Given instruction.
Leave out the pictures and copy everything else below exactly.

Dataset extract.

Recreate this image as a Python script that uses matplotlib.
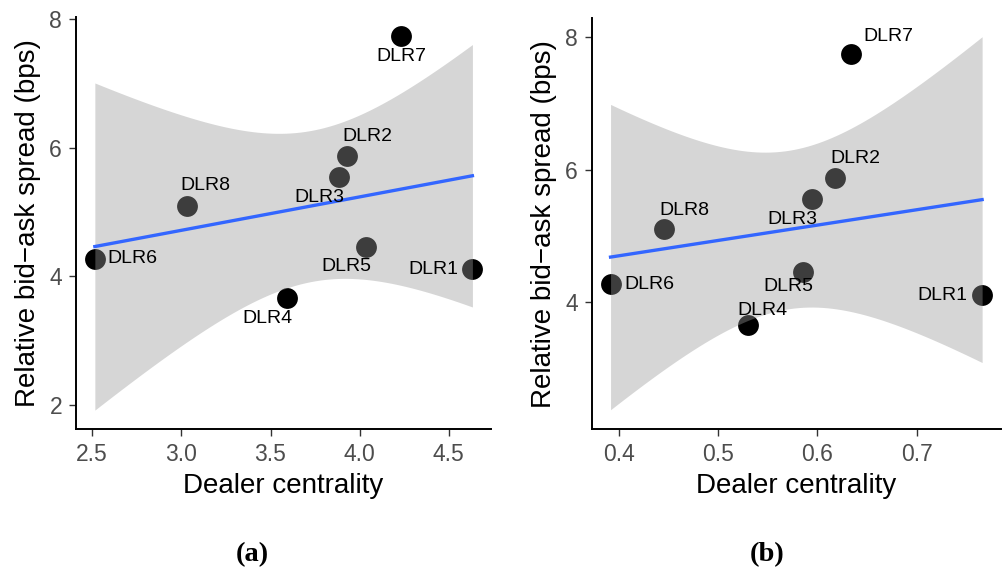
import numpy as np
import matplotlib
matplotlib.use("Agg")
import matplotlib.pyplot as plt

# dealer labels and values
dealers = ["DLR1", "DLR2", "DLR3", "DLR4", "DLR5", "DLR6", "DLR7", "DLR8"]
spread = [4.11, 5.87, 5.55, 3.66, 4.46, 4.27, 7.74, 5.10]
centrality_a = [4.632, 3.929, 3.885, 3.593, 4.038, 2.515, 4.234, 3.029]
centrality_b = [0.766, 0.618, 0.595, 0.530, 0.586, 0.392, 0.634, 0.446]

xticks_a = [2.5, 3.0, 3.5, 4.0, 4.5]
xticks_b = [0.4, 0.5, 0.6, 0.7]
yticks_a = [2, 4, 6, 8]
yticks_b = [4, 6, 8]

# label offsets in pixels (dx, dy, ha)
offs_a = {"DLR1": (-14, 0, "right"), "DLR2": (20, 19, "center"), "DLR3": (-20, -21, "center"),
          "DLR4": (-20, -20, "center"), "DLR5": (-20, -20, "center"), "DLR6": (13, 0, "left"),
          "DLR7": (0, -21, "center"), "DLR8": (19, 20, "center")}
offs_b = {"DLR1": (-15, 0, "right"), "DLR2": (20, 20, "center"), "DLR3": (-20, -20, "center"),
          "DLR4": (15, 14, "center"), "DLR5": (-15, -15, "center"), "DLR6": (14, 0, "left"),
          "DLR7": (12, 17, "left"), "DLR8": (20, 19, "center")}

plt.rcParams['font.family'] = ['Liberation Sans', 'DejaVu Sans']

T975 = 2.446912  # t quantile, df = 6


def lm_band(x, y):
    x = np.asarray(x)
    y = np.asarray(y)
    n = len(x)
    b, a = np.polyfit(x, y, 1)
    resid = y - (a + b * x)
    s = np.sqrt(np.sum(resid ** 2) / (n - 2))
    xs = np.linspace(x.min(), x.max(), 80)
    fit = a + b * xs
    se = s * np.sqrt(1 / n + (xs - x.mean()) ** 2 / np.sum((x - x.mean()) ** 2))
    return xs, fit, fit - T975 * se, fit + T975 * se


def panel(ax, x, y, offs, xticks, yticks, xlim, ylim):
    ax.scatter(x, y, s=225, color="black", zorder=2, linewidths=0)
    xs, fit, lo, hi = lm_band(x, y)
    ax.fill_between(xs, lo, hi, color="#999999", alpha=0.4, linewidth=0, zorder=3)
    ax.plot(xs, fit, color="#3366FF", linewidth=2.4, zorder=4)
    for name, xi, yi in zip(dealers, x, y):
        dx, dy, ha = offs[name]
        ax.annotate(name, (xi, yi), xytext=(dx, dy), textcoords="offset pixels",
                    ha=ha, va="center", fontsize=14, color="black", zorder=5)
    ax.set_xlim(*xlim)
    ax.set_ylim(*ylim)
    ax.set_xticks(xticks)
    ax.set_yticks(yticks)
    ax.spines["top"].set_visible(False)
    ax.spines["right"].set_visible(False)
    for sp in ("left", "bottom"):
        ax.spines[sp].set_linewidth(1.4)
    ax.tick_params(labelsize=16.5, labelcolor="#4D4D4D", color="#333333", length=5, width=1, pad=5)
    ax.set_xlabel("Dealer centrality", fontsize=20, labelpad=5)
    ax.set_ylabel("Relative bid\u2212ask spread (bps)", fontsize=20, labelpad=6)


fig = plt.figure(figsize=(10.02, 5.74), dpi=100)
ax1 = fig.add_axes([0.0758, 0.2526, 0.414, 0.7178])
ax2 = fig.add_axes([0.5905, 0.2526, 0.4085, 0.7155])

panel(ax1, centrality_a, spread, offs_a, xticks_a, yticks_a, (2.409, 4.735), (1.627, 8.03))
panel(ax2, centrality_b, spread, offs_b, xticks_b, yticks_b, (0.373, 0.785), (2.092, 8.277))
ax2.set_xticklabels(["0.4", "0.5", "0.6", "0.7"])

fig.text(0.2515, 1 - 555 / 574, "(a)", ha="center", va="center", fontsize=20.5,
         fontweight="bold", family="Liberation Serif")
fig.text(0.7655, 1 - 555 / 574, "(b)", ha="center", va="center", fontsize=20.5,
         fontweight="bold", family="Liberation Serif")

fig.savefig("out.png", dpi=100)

Right answer.
Recreate this image as a Python script that uses matplotlib.
import numpy as np
import matplotlib
matplotlib.use("Agg")
import matplotlib.pyplot as plt

# dealer labels and values
dealers = ["DLR1", "DLR2", "DLR3", "DLR4", "DLR5", "DLR6", "DLR7", "DLR8"]
spread = [4.11, 5.87, 5.55, 3.66, 4.46, 4.27, 7.74, 5.10]
centrality_a = [4.632, 3.929, 3.885, 3.593, 4.038, 2.515, 4.234, 3.029]
centrality_b = [0.766, 0.618, 0.595, 0.530, 0.586, 0.392, 0.634, 0.446]

xticks_a = [2.5, 3.0, 3.5, 4.0, 4.5]
xticks_b = [0.4, 0.5, 0.6, 0.7]
yticks_a = [2, 4, 6, 8]
yticks_b = [4, 6, 8]

# label offsets in pixels (dx, dy, ha)
offs_a = {"DLR1": (-14, 0, "right"), "DLR2": (20, 19, "center"), "DLR3": (-20, -21, "center"),
          "DLR4": (-20, -20, "center"), "DLR5": (-20, -20, "center"), "DLR6": (13, 0, "left"),
          "DLR7": (0, -21, "center"), "DLR8": (19, 20, "center")}
offs_b = {"DLR1": (-15, 0, "right"), "DLR2": (20, 20, "center"), "DLR3": (-20, -20, "center"),
          "DLR4": (15, 14, "center"), "DLR5": (-15, -15, "center"), "DLR6": (14, 0, "left"),
          "DLR7": (12, 17, "left"), "DLR8": (20, 19, "center")}

plt.rcParams['font.family'] = ['Liberation Sans', 'DejaVu Sans']

T975 = 2.446912  # t quantile, df = 6


def lm_band(x, y):
    x = np.asarray(x)
    y = np.asarray(y)
    n = len(x)
    b, a = np.polyfit(x, y, 1)
    resid = y - (a + b * x)
    s = np.sqrt(np.sum(resid ** 2) / (n - 2))
    xs = np.linspace(x.min(), x.max(), 80)
    fit = a + b * xs
    se = s * np.sqrt(1 / n + (xs - x.mean()) ** 2 / np.sum((x - x.mean()) ** 2))
    return xs, fit, fit - T975 * se, fit + T975 * se


def panel(ax, x, y, offs, xticks, yticks, xlim, ylim):
    ax.scatter(x, y, s=225, color="black", zorder=2, linewidths=0)
    xs, fit, lo, hi = lm_band(x, y)
    ax.fill_between(xs, lo, hi, color="#999999", alpha=0.4, linewidth=0, zorder=3)
    ax.plot(xs, fit, color="#3366FF", linewidth=2.4, zorder=4)
    for name, xi, yi in zip(dealers, x, y):
        dx, dy, ha = offs[name]
        ax.annotate(name, (xi, yi), xytext=(dx, dy), textcoords="offset pixels",
                    ha=ha, va="center", fontsize=14, color="black", zorder=5)
    ax.set_xlim(*xlim)
    ax.set_ylim(*ylim)
    ax.set_xticks(xticks)
    ax.set_yticks(yticks)
    ax.spines["top"].set_visible(False)
    ax.spines["right"].set_visible(False)
    for sp in ("left", "bottom"):
        ax.spines[sp].set_linewidth(1.4)
    ax.tick_params(labelsize=16.5, labelcolor="#4D4D4D", color="#333333", length=5, width=1, pad=5)
    ax.set_xlabel("Dealer centrality", fontsize=20, labelpad=5)
    ax.set_ylabel("Relative bid\u2212ask spread (bps)", fontsize=20, labelpad=6)


fig = plt.figure(figsize=(10.02, 5.74), dpi=100)
ax1 = fig.add_axes([0.0758, 0.2526, 0.414, 0.7178])
ax2 = fig.add_axes([0.5905, 0.2526, 0.4085, 0.7155])

panel(ax1, centrality_a, spread, offs_a, xticks_a, yticks_a, (2.409, 4.735), (1.627, 8.03))
panel(ax2, centrality_b, spread, offs_b, xticks_b, yticks_b, (0.373, 0.785), (2.092, 8.277))
ax2.set_xticklabels(["0.4", "0.5", "0.6", "0.7"])

fig.text(0.2515, 1 - 555 / 574, "(a)", ha="center", va="center", fontsize=20.5,
         fontweight="bold", family="Liberation Serif")
fig.text(0.7655, 1 - 555 / 574, "(b)", ha="center", va="center", fontsize=20.5,
         fontweight="bold", family="Liberation Serif")

fig.savefig("out.png", dpi=100)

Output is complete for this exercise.